The New Yorker Has Sold 20,000 Annual iPad Subscriptions

The New York Times profiles the status of The New Yorker iPad app, which was released in September 2010 but implemented iTunes subscriptions last May. According to The New Yorker, over 75,000 print subscribers have taken advantage of the offer to download the iPad app for free, whilst “several thousands more people” are downloading $4.99 single issues each week.

Offering the first detailed glimpse into iPad magazine sales since subscriptions became available in the spring, The New Yorker said that it now had 100,000 iPad readers, including about 20,000 people who bought subscriptions at $59.99 a year.

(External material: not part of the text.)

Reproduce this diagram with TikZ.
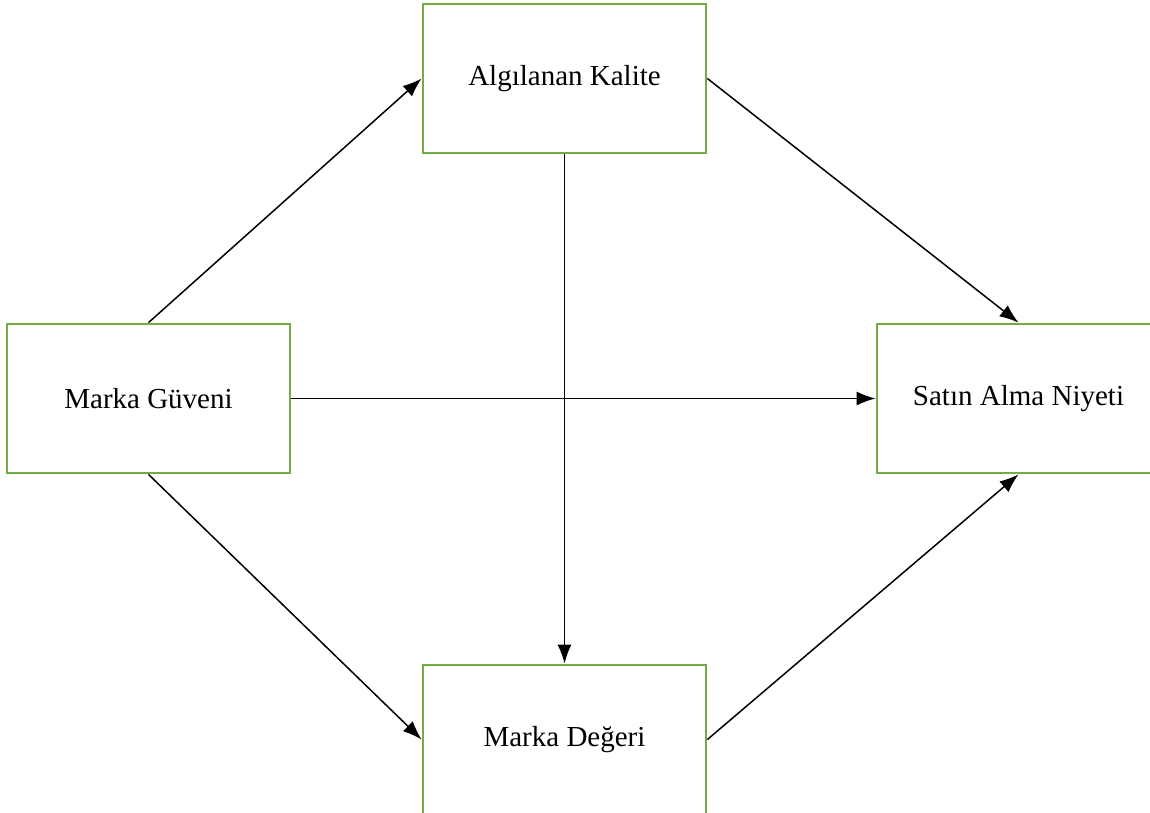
\documentclass[tikz,border=0pt]{standalone}
\usepackage{fontspec}
\setmainfont{Liberation Serif}
\usetikzlibrary{arrows.meta}
\definecolor{boxgreen}{HTML}{70AD47}
\tikzset{
  box/.style={draw=boxgreen, line width=2.8pt, fill=white, minimum width=283pt, minimum height=149pt, inner sep=0pt, font=\fontsize{29}{34}\selectfont},
  link/.style={line width=1.5pt, -{Latex[length=19pt,width=14pt]}}
}
\begin{document}
\begin{tikzpicture}[x=1pt,y=-1pt]
\useasboundingbox (0,0) rectangle (1150,813);
\clip (0,0) rectangle (1150,813);
\node[box] (ak) at (564.5,78.5) {Algılanan Kalite};
\node[box] (mg) at (148.5,398.5) {Marka Güveni};
\node[box] (md) at (564.5,739.5) {Marka Değeri};
\node[box] (san) at (1018.5,398.5) {Satın Alma Niyeti};
\draw[link] (mg.north) -- (ak.west);
\draw[link] (mg.south) -- (md.west);
\draw[link] (mg.east) -- (san.west);
\draw[link] (ak.south) -- (md.north);
\draw[link] (ak.east) -- (san.north);
\draw[link] (md.east) -- (san.south);
\end{tikzpicture}
\end{document}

In the old in-app purchase model, The New Yorker used to sell single issues-only at $4.99. Since Condè Nast rolled out subscriptions for many of its magazines in May, the publication adopted a new model with subscription to the weekly magazine priced at $5.99 per month (or $1.50 per issue) and full annual iPad access at $59.99. Unlike several other digital versions of magazines ported to the iPad (many of them sold by Condè Nast itself), The New Yorker took a different approach: rather than re-working its information architecture to present articles alongside lots of images, “interactive ads”, video, and infographics, The New Yorker went for the simpler route of presenting readable text on screen. And as The New York Times reports, this strategy seems to have worked really well for them:

The New Yorker, a magazine that has always been heavy on text, took a different tack from its peers. Instead of loading its iPad app with interactive features, the magazine focused on presenting its articles in a clean, readable format.

“That was really important to us: to create an app all about reading,” said Pamela Maffei McCarthy, the magazine’s deputy editor. “There are some bells and whistles, but we’re very careful about that. We think about whether or not they add any value. And if they don’t, out the window they go.